Seaway Project Cargo Team
Project Cargo & Heavy-Lift Specialists
Buying from US auctions is one of the best ways to source value, but the logistics trip up first-time exporters. Here's the full sequence.
1. Before you bid
- Confirm the title status. Salvage, non-running, or "bill of sale only" lots affect what some countries will admit and how the unit must ship.
- Check the destination rules in the relevant country guide — age limits, valuation method, required inspections.
- Estimate the landed cost with the Import Duty & Tax Estimator so the "bargain" stays a bargain after duty and VAT.
2. After you win
- Pay and collect documents promptly — auction yards (see our auction directory) charge storage and have firm removal deadlines.
- Arrange yard pickup to the load port.

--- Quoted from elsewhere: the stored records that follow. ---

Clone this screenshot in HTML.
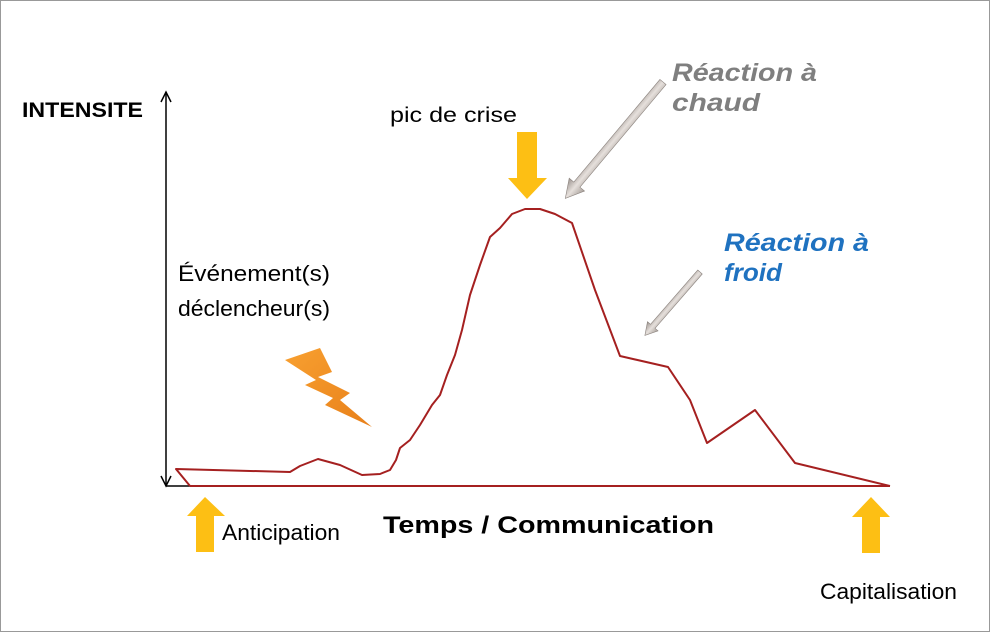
<!DOCTYPE html>
<html><head><meta charset="utf-8"><style>
html,body{margin:0;padding:0;background:#fff;}
svg{display:block;}
text{font-family:"Liberation Sans",sans-serif;}
</style></head><body>
<svg width="990" height="632" viewBox="0 0 990 632" xmlns="http://www.w3.org/2000/svg">
<defs>
<linearGradient id="g" x1="0" y1="0" x2="1" y2="0"><stop offset="0" stop-color="#9c948f"/><stop offset="0.5" stop-color="#e6e0dc"/><stop offset="1" stop-color="#a8a09a"/></linearGradient>
<linearGradient id="o" x1="0" y1="0" x2="1" y2="1"><stop offset="0" stop-color="#f8a030"/><stop offset="1" stop-color="#e8801a"/></linearGradient>
</defs>
<rect x="0.5" y="0.5" width="989" height="631" fill="#fff" stroke="#999"/>
<line x1="166" y1="92" x2="166" y2="486" stroke="#000" stroke-width="1.5"/>
<polyline points="161,102 166,92 171,102" fill="none" stroke="#000" stroke-width="1.5"/>
<polyline points="161,476 166,486 171,476" fill="none" stroke="#000" stroke-width="1.5"/>
<line x1="166" y1="486" x2="190" y2="486" stroke="#000" stroke-width="1.5"/>
<line x1="190" y1="486" x2="890" y2="486" stroke="#a52020" stroke-width="2"/>
<polyline fill="none" stroke="#a52020" stroke-width="2" stroke-linejoin="round" points="190,486 176,469 290,472 300,466 318,459 340,465 362,475 380,474 390,470 396,460 400,448 410,440 420,425 432,405 440,395 447,375 455,355 462,330 470,295 480,265 490,237 500,228 512,214 525,209 540,209 555,214 572,223 595,290 620,356 668,367 690,400 707,443 755,410 795,463 890,486"/>
<polygon fill="url(#o)" points="285,360 320,348 332,372 318,377 350,393 340,400 372,427 325,405 333,398 305,385 316,380"/>
<polygon fill="#fdbf14" points="517,132 537,132 537,178 547,178 527,199 508,178 517,178"/>
<polygon fill="#fdbf14" points="196,552 214,552 214,516 225,516 205,497 187,516 196,516"/>
<polygon fill="#fdbf14" points="862,553 880,553 880,517 890,517 871,497 852,517 862,517"/>
<g transform="translate(663,82) rotate(40)">
<polygon fill="url(#g)" stroke="#8a827d" stroke-width="0.6" points="-4,0 4,0 4,134 10,134 0,152 -10,134 -4,134"/>
</g>
<g transform="translate(700,272) rotate(41)">
<polygon fill="url(#g)" stroke="#8a827d" stroke-width="0.6" points="-3,0 3,0 3,72 7,72 0,84 -7,72 -3,72"/>
</g>
<g lengthAdjust="spacingAndGlyphs">
<text x="22" y="117" font-size="21" font-weight="bold" textLength="121" lengthAdjust="spacingAndGlyphs">INTENSITE</text>
<text x="390" y="122" font-size="21" textLength="127" lengthAdjust="spacingAndGlyphs">pic de crise</text>
<text x="178" y="281" font-size="22" textLength="152" lengthAdjust="spacingAndGlyphs">Événement(s)</text>
<text x="178" y="316" font-size="22" textLength="152" lengthAdjust="spacingAndGlyphs">déclencheur(s)</text>
<text x="383" y="533" font-size="24" font-weight="bold" textLength="331" lengthAdjust="spacingAndGlyphs">Temps / Communication</text>
<text x="222" y="540" font-size="22" textLength="118" lengthAdjust="spacingAndGlyphs">Anticipation</text>
<text x="820" y="599" font-size="22" textLength="137" lengthAdjust="spacingAndGlyphs">Capitalisation</text>
<text x="672" y="81" font-size="25" font-weight="bold" font-style="italic" fill="#7f7f7f" textLength="145" lengthAdjust="spacingAndGlyphs">Réaction à</text>
<text x="672" y="111" font-size="25" font-weight="bold" font-style="italic" fill="#7f7f7f" textLength="88" lengthAdjust="spacingAndGlyphs">chaud</text>
<text x="724" y="251" font-size="25" font-weight="bold" font-style="italic" fill="#1f72c0" textLength="145" lengthAdjust="spacingAndGlyphs">Réaction à</text>
<text x="724" y="281" font-size="25" font-weight="bold" font-style="italic" fill="#1f72c0" textLength="58" lengthAdjust="spacingAndGlyphs">froid</text>
</g>
</svg>
</body></html>
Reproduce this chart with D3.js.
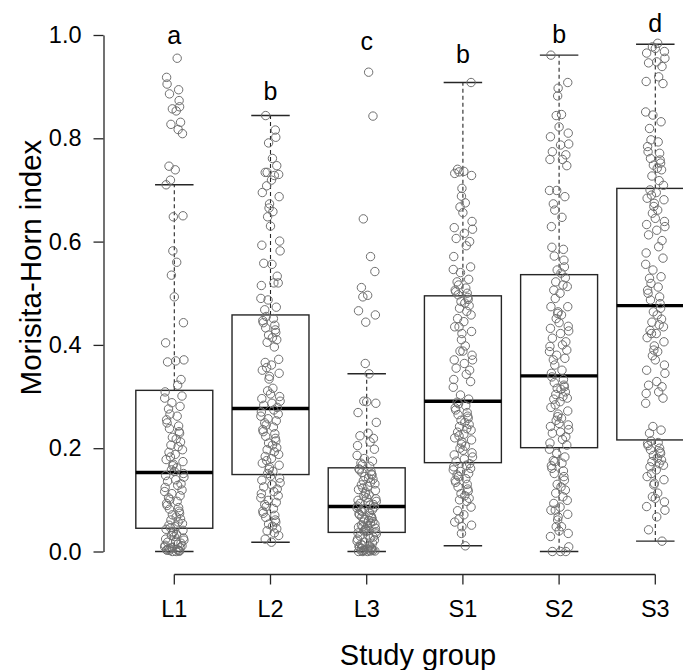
<!DOCTYPE html>
<html><head><meta charset="utf-8">
<script src="https://cdn.jsdelivr.net/npm/d3@7"></script>
<style>
body{margin:0;background:#fff}
svg{display:block;background:#fff}
text{font-family:"Liberation Sans",Arial,sans-serif}
</style>
</head><body>
<svg id="chart" width="683" height="670"></svg>
<script>
// ---------- data ----------
const groups = ["L1", "L2", "L3", "S1", "S2", "S3"];
const letters = ["a", "b", "c", "b", "b", "d"];
const letterY = [0.983, 0.874, 0.971, 0.946, 0.984, 1.006];
const yTicks = [0.0, 0.2, 0.4, 0.6, 0.8, 1.0];

const q1 = [0.045, 0.149, 0.037, 0.172, 0.201, 0.216];
const med = [0.153, 0.277, 0.087, 0.291, 0.340, 0.476];
const q3 = [0.312, 0.458, 0.162, 0.495, 0.536, 0.703];
const whiskLo = [0.000, 0.018, 0.000, 0.011, 0.000, 0.020];
const whiskHi = [0.710, 0.844, 0.344, 0.908, 0.961, 0.982];

const ptsL1 = [0.955, 0.918, 0.905, 0.894, 0.886, 0.873, 0.861, 0.857, 0.853, 0.831, 0.827, 0.817, 0.809, 0.746, 0.739, 0.719, 0.710, 0.650, 0.648, 0.582, 0.560, 0.535, 0.493, 0.443, 0.404, 0.371, 0.369, 0.367, 0.333, 0.322,
  0.309, 0.301, 0.297, 0.288, 0.281, 0.276, 0.266, 0.262, 0.255, 0.249, 0.243, 0.238, 0.232, 0.229, 0.221, 0.218, 0.212, 0.206, 0.203, 0.197, 0.192, 0.188, 0.183, 0.178, 0.174, 0.169, 0.166, 0.162, 0.158, 0.155,
  0.151, 0.147, 0.144, 0.139, 0.136, 0.131, 0.128, 0.124, 0.119, 0.116, 0.112, 0.108, 0.104, 0.101, 0.097, 0.093, 0.089, 0.085, 0.082, 0.078, 0.074, 0.071, 0.067, 0.063, 0.061, 0.057, 0.054, 0.051, 0.048, 0.046,
  0.043, 0.041, 0.038, 0.036, 0.033, 0.031, 0.029, 0.026, 0.024, 0.022, 0.020, 0.018, 0.016, 0.014, 0.012, 0.011, 0.009, 0.008, 0.007, 0.006, 0.005, 0.004, 0.003, 0.003, 0.002, 0.002, 0.001, 0.001, 0.000, 0.000];

const ptsL2 = [0.844, 0.816, 0.802, 0.791, 0.761, 0.747, 0.734, 0.728, 0.730, 0.734, 0.719, 0.708, 0.695, 0.687, 0.673, 0.665, 0.658, 0.648, 0.630, 0.601, 0.593, 0.582, 0.556, 0.558, 0.533, 0.520, 0.515, 0.520, 0.490, 0.487, 0.473, 0.468,
  0.455, 0.451, 0.447, 0.443, 0.438, 0.433, 0.429, 0.424, 0.419, 0.414, 0.410, 0.405, 0.396, 0.372, 0.366, 0.361, 0.356, 0.351, 0.345, 0.339, 0.334, 0.316, 0.311, 0.305, 0.300, 0.296, 0.291, 0.287, 0.283, 0.279,
  0.274, 0.270, 0.266, 0.262, 0.257, 0.253, 0.249, 0.245, 0.241, 0.236, 0.232, 0.228, 0.223, 0.219, 0.214, 0.210, 0.206, 0.201, 0.197, 0.193, 0.188, 0.184, 0.180, 0.176, 0.171, 0.167, 0.163, 0.159, 0.155, 0.151,
  0.146, 0.142, 0.138, 0.133, 0.129, 0.125, 0.121, 0.116, 0.112, 0.108, 0.104, 0.099, 0.095, 0.091, 0.087, 0.083, 0.078, 0.074, 0.070, 0.066, 0.061, 0.057, 0.053, 0.049, 0.044, 0.040, 0.036, 0.031, 0.024, 0.018];

const ptsL3 = [0.928, 0.843, 0.644, 0.571, 0.542, 0.511, 0.496, 0.493, 0.466, 0.458, 0.444, 0.364, 0.344, 0.291, 0.290, 0.287, 0.269, 0.250, 0.229, 0.224, 0.219, 0.212, 0.205, 0.198, 0.186, 0.180, 0.175, 0.171, 0.168, 0.165,
  0.160, 0.158, 0.155, 0.153, 0.150, 0.148, 0.145, 0.142, 0.140, 0.137, 0.134, 0.131, 0.129, 0.126, 0.123, 0.120, 0.118, 0.115, 0.112, 0.110, 0.107, 0.104, 0.102, 0.099, 0.097, 0.095, 0.093, 0.091, 0.090, 0.088,
  0.086, 0.084, 0.082, 0.081, 0.079, 0.077, 0.075, 0.073, 0.071, 0.069, 0.067, 0.066, 0.064, 0.062, 0.060, 0.058, 0.057, 0.055, 0.053, 0.051, 0.050, 0.048, 0.047, 0.045, 0.044, 0.042, 0.041, 0.040, 0.039, 0.038,
  0.036, 0.034, 0.032, 0.030, 0.028, 0.026, 0.024, 0.022, 0.020, 0.018, 0.016, 0.014, 0.012, 0.011, 0.010, 0.008, 0.007, 0.006, 0.005, 0.004, 0.003, 0.003, 0.002, 0.002, 0.001, 0.001, 0.001, 0.000, 0.000, 0.000];

const ptsS1 = [0.908, 0.740, 0.736, 0.735, 0.732, 0.728, 0.703, 0.688, 0.675, 0.667, 0.656, 0.639, 0.627, 0.624, 0.616, 0.606, 0.600, 0.592, 0.571, 0.551, 0.546, 0.540, 0.527, 0.522, 0.516, 0.510, 0.506, 0.503, 0.500, 0.497,
  0.492, 0.488, 0.484, 0.481, 0.476, 0.471, 0.465, 0.458, 0.451, 0.445, 0.435, 0.435, 0.426, 0.422, 0.410, 0.398, 0.388, 0.388, 0.380, 0.371, 0.371, 0.364, 0.355, 0.351, 0.343, 0.333, 0.329, 0.318, 0.303, 0.295,
  0.289, 0.286, 0.282, 0.278, 0.274, 0.269, 0.265, 0.262, 0.258, 0.254, 0.250, 0.246, 0.242, 0.238, 0.235, 0.231, 0.227, 0.224, 0.220, 0.216, 0.212, 0.208, 0.204, 0.200, 0.196, 0.191, 0.187, 0.183, 0.179, 0.175,
  0.170, 0.167, 0.164, 0.161, 0.158, 0.155, 0.151, 0.148, 0.145, 0.141, 0.138, 0.134, 0.130, 0.125, 0.121, 0.117, 0.112, 0.108, 0.103, 0.100, 0.097, 0.086, 0.079, 0.071, 0.063, 0.057, 0.051, 0.048, 0.035, 0.011];

const ptsS2 = [0.961, 0.908, 0.897, 0.882, 0.846, 0.844, 0.822, 0.810, 0.803, 0.789, 0.787, 0.774, 0.768, 0.759, 0.759, 0.747, 0.699, 0.699, 0.687, 0.673, 0.661, 0.647, 0.629, 0.589, 0.585, 0.572, 0.564, 0.551, 0.545, 0.539,
  0.530, 0.522, 0.516, 0.513, 0.506, 0.500, 0.490, 0.474, 0.474, 0.464, 0.461, 0.458, 0.451, 0.443, 0.436, 0.432, 0.427, 0.422, 0.413, 0.406, 0.400, 0.397, 0.390, 0.387, 0.380, 0.374, 0.371, 0.361, 0.351, 0.345,
  0.338, 0.333, 0.327, 0.322, 0.319, 0.316, 0.314, 0.309, 0.304, 0.300, 0.297, 0.295, 0.290, 0.284, 0.279, 0.272, 0.266, 0.261, 0.258, 0.254, 0.248, 0.245, 0.242, 0.236, 0.231, 0.229, 0.222, 0.217, 0.210, 0.206,
  0.198, 0.190, 0.183, 0.176, 0.174, 0.171, 0.166, 0.161, 0.156, 0.151, 0.145, 0.138, 0.130, 0.125, 0.119, 0.113, 0.106, 0.099, 0.093, 0.086, 0.080, 0.080, 0.072, 0.067, 0.061, 0.048, 0.048, 0.040, 0.035, 0.029, 0.009, 0.000, 0.000, 0.000];

const ptsS3 = [0.984, 0.977, 0.974, 0.968, 0.965, 0.955, 0.948, 0.946, 0.939, 0.919, 0.910, 0.906, 0.851, 0.845, 0.832, 0.819, 0.797, 0.793, 0.784, 0.774, 0.771, 0.761, 0.758, 0.752, 0.748, 0.742, 0.739, 0.727, 0.718, 0.709,
  0.700, 0.695, 0.690, 0.684, 0.681, 0.674, 0.668, 0.661, 0.655, 0.645, 0.639, 0.633, 0.629, 0.622, 0.613, 0.602, 0.590, 0.578, 0.568, 0.556, 0.545, 0.532, 0.529, 0.519, 0.512, 0.506, 0.500, 0.493, 0.487, 0.480,
  0.471, 0.464, 0.458, 0.450, 0.444, 0.439, 0.435, 0.428, 0.422, 0.422, 0.414, 0.406, 0.398, 0.390, 0.387, 0.379, 0.371, 0.361, 0.351, 0.345, 0.329, 0.322, 0.319, 0.309, 0.306, 0.297, 0.287, 0.242, 0.235, 0.229,
  0.214, 0.211, 0.209, 0.205, 0.200, 0.197, 0.193, 0.190, 0.186, 0.181, 0.177, 0.174, 0.170, 0.167, 0.164, 0.158, 0.151, 0.145, 0.139, 0.132, 0.129, 0.113, 0.106, 0.103, 0.096, 0.087, 0.080, 0.067, 0.042, 0.020];

// hand-set horizontal jitter offsets (fraction of group spacing)
const jitter = [0.03, -0.07, 0.09, -0.02, 0.06, -0.09, 0.01, -0.05, 0.08, -0.03, 0.04, -0.08, 0.07, -0.01, 0.02, -0.06, 0.10, -0.04, 0.05, -0.10,
  0.00, 0.085, -0.075, 0.035, -0.015, 0.065, -0.045, 0.015, -0.085, 0.055, -0.025, 0.095, -0.055, 0.045, -0.095, 0.025, -0.035];

const points = [ptsL1, ptsL2, ptsL3, ptsS1, ptsS2, ptsS3];

// ---------- chart ----------
const svg = d3.select("#chart");
const x = d3.scaleBand().domain(groups).range([126.2, 703.4]).padding(0);
const cx = g => x(g) + x.bandwidth() / 2;
const y = d3.scaleLinear().domain([0, 1]).range([551.5, 35]);
const boxW = x.step() * 0.8;
const capW = boxW * 0.5;
const ink = "#262626";

// boxes
const bg = svg.append("g");
groups.forEach((g, i) => {
  const c = cx(g);
  bg.append("line").attr("x1", c).attr("x2", c).attr("y1", y(q3[i])).attr("y2", y(whiskHi[i]))
    .attr("stroke", ink).attr("stroke-width", 1.1).attr("stroke-dasharray", "4,3");
  bg.append("line").attr("x1", c).attr("x2", c).attr("y1", y(q1[i])).attr("y2", y(whiskLo[i]))
    .attr("stroke", ink).attr("stroke-width", 1.1).attr("stroke-dasharray", "4,3");
  [whiskHi[i], whiskLo[i]].forEach(v => {
    bg.append("line").attr("x1", c - capW / 2).attr("x2", c + capW / 2).attr("y1", y(v)).attr("y2", y(v))
      .attr("stroke", ink).attr("stroke-width", 1.4);
  });
  bg.append("rect").attr("x", c - boxW / 2).attr("width", boxW)
    .attr("y", y(q3[i])).attr("height", y(q1[i]) - y(q3[i]))
    .attr("fill", "none").attr("stroke", ink).attr("stroke-width", 1.4);
  bg.append("line").attr("x1", c - boxW / 2).attr("x2", c + boxW / 2).attr("y1", y(med[i])).attr("y2", y(med[i]))
    .attr("stroke", "#000").attr("stroke-width", 3.4);
});

// jittered points
const pg = svg.append("g");
groups.forEach((g, gi) => {
  points[gi].forEach((v, i) => {
    const off = jitter[(i * 11 + gi * 7) % jitter.length];
    pg.append("circle")
      .attr("cx", cx(g) + off * x.step())
      .attr("cy", y(v))
      .attr("r", 4.2)
      .attr("fill", "none")
      .attr("stroke", "#6f6f6f")
      .attr("stroke-width", 1);
  });
});

// group letters
groups.forEach((g, i) => {
  svg.append("text").attr("x", cx(g)).attr("y", y(letterY[i]))
    .attr("text-anchor", "middle").attr("font-size", 25).attr("fill", "#000").text(letters[i]);
});

// y axis
const ya = svg.append("g").attr("transform", "translate(103.5,0)")
  .call(d3.axisLeft(y).tickValues(yTicks).tickFormat(d3.format(".1f")).tickSize(10).tickSizeOuter(0).tickPadding(12));
ya.selectAll("path,line").attr("stroke", ink).attr("stroke-width", 1.3);
ya.selectAll("text").attr("font-size", 23.5).attr("font-family", "Liberation Sans, Arial, sans-serif").attr("fill", "#000");

// x axis
const xa = svg.append("g").attr("transform", "translate(0,574.5)")
  .call(d3.axisBottom(x).tickSize(10).tickSizeOuter(0).tickPadding(16));
xa.select(".domain").remove();
xa.append("line").attr("x1", cx(groups[0])).attr("x2", cx(groups[groups.length - 1]))
  .attr("y1", 0).attr("y2", 0).attr("stroke", ink).attr("stroke-width", 1.3);
xa.selectAll("line").attr("stroke", ink).attr("stroke-width", 1.3);
xa.selectAll("text").attr("font-size", 23.5).attr("font-family", "Liberation Sans, Arial, sans-serif").attr("fill", "#000");

// axis titles
svg.append("text").attr("transform", "translate(41,267.5) rotate(-90)")
  .attr("text-anchor", "middle").attr("font-size", 29.5).attr("fill", "#000").text("Morisita-Horn index");
svg.append("text").attr("x", 418).attr("y", 665)
  .attr("text-anchor", "middle").attr("font-size", 29).attr("fill", "#000").text("Study group");
</script>
</body></html>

Inland transport from a remote yard is often a significant cost — factor it in.
3. Choose the method
- Running, wheeled vehicles often ship most economically via RoRo.
- Non-running, salvage, or tracked units are better containerized — sometimes dismantled to fit a box.
- Not sure which? Our RoRo vs container vs flat rack guide walks through the decision.
4. Export and ocean transit
We handle the export documentation (and US export filing), book the sailing, and provide the bill of lading. Estimate the schedule with the transit-time estimator.
5. Destination clearance and delivery
Your consignee (or a broker we coordinate with) clears the cargo, pays duty and VAT, and arranges final delivery. Markets like Kenya and Nigeria value against their own databases, so budget from that figure, not your purchase price.